Better use of Big Data and better employee engagement can improve these and many other KPIs:

  • Turnover rate
  • Recruitment costs
  • Hiring from within
  • Training costs and ROI
  • Customer satisfaction
  • Employee productivity

Big data and modeling go hand-in-hand. Modeling is how finance professionals examine how different actions would play out if implemented. And it’s how HR reduces turnover before it’s a critical situation. We recently discussed the connection between Big Data and modeling, as well.

The short version is that Big Data has the information needed for making better predictions. Data Analytics puts that information into meaningful, relevant, digestible portions.

Through data analytics, you can suss out obvious attrition factors and others that might surprise you. Imagine finding a trend where commute time was a strong predictor of attrition.

Data can show you who is likely to quit based on these and many other factors:

  • Length of time since their last raise
  • Willingness to take on new projects
  • Performance history
  • Tardiness and absenteeism
  • Participation in leadership development (or lack thereof)

The current full-employment economy makes engagement at every level, from candidate to seasoned employee, vitally important. You work hard to find and make great hires. Engagement helps you keep them. It shifts insights and, accordingly, the power to effect positive change into the hands of recruiters and HR, where they can make a real difference for everyone.

TECHNOLOGY MAKES HR AND RECRUITING SMARTER, EFFICIENT AND MORE EFFECTIVE

It might seem ironic, but technology can improve the most important human elements in recruiting and human resources. That’s because it saves time. Technology can find, compile and organize data faster than a person. It can save human steps by taking automatic action, too. Wherever smart technology lives, it performs as a helper, not a competitor.

Smart technology also learns as it goes. Artificial Intelligence and machine learning once seemed like potential threats. Now, they’re amazing assistants that help HR and recruiting work more efficiently.

We dove into the way artificial intelligence helps HR more deeply last month. The industry is just beginning to understand the many ways machines help people perform better.

What’s available now outperforms anything that was imaginable just a few years ago. Next year and in the years to come, technology will settle in as its trend status evolves into more of a partnership.

Now, targeted ads are a real possibility. They work. Matching technology automatically finds the location and format most likely to reach the target audience and it can place the ad without human involvement. Predictive analytics helps make even better decisions next time. Because of machine learning, it gets smarter and more efficient at its job every day.

Targeted ads improve candidate quality because they’re designed and optimized from the ground up for the right candidate and they target the right audience based on real-time data. It’s efficient and effective, and it’s only getting better.

Through technology, you can spend more time evaluating trends in recruiting benchmarks. You can see what’s working and what isn’t, so you can course-correct faster. It also frees up time for developing new strategies.

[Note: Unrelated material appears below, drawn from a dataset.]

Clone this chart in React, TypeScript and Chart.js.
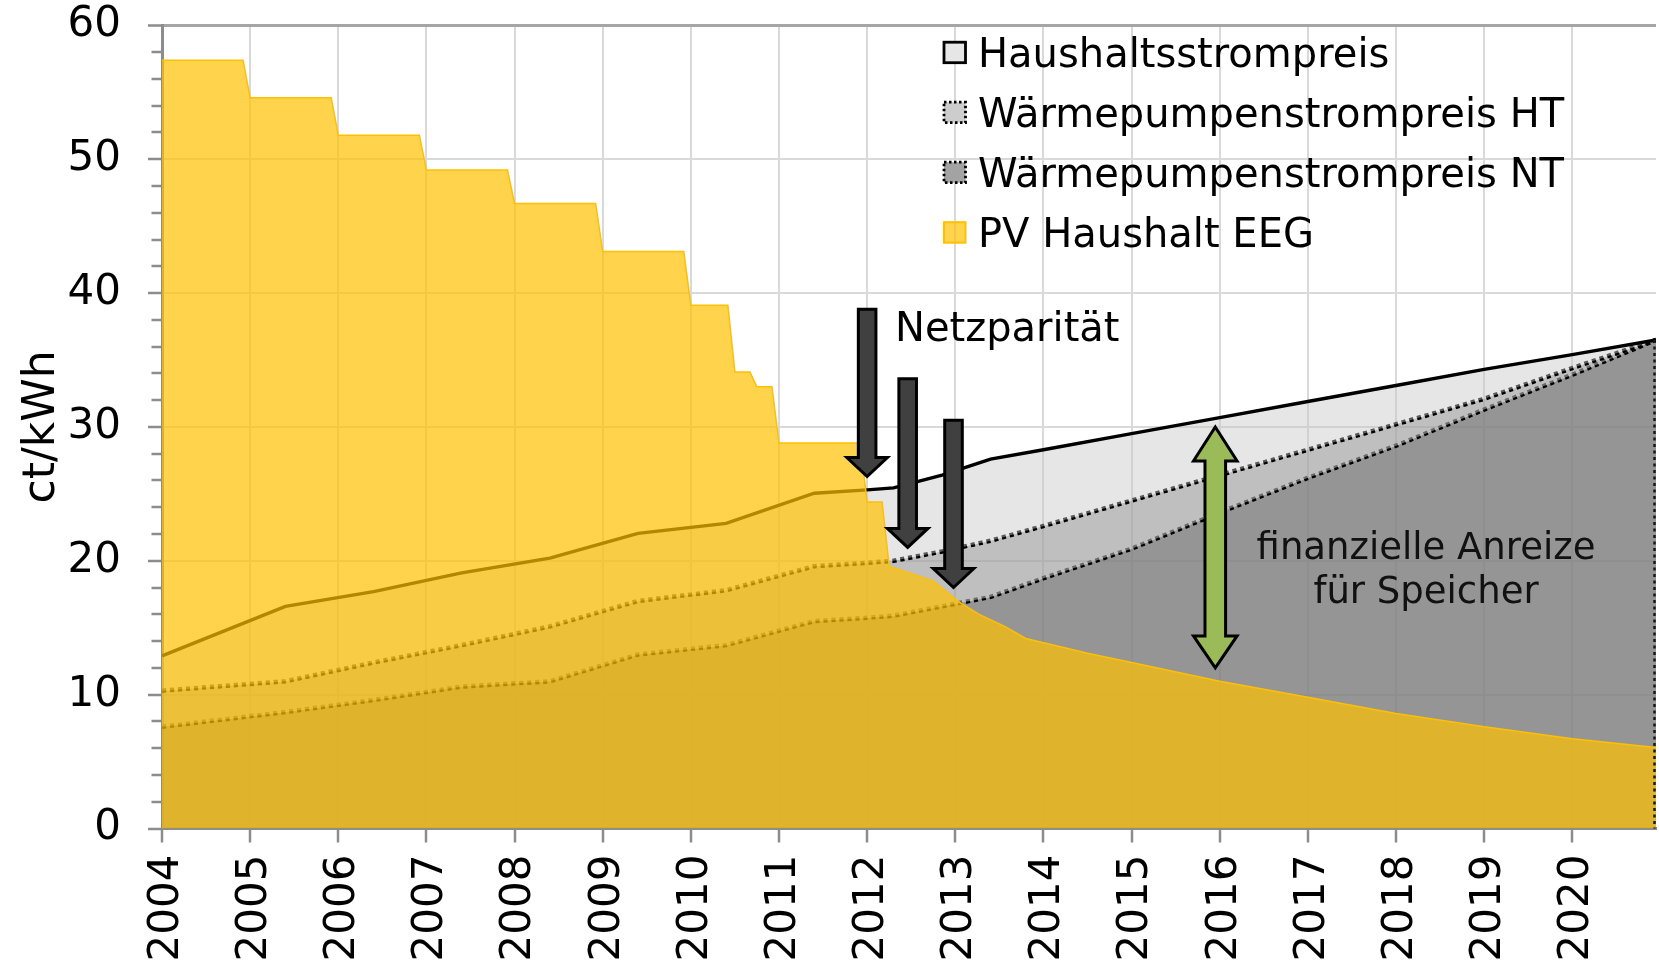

Automation in HR and recruiting let you put more effort into what matters most. Technology can send an automatic confirmation email when someone applies for a job. That makes you look better, as one of the top candidate complaints is poor communication.

Automation can handle content marketing post schedules, text messaging candidate screening surveys and much more. Watch for automation to take on a more prominent position in 2018 and in years to come.

The past year has taken unemployment to places it hasn’t been in over a decade. Technology has grown smarter and more efficient, and talent industry professionals have found their groove with it.

No one can predict with any precision what the economy will look like at the close of 2018, but the talent industry can be ready for it. Up or down, whether the odds are in favor of candidates or the house, the strategies you develop and technology that you employ now let you handle it with barely a ripple later.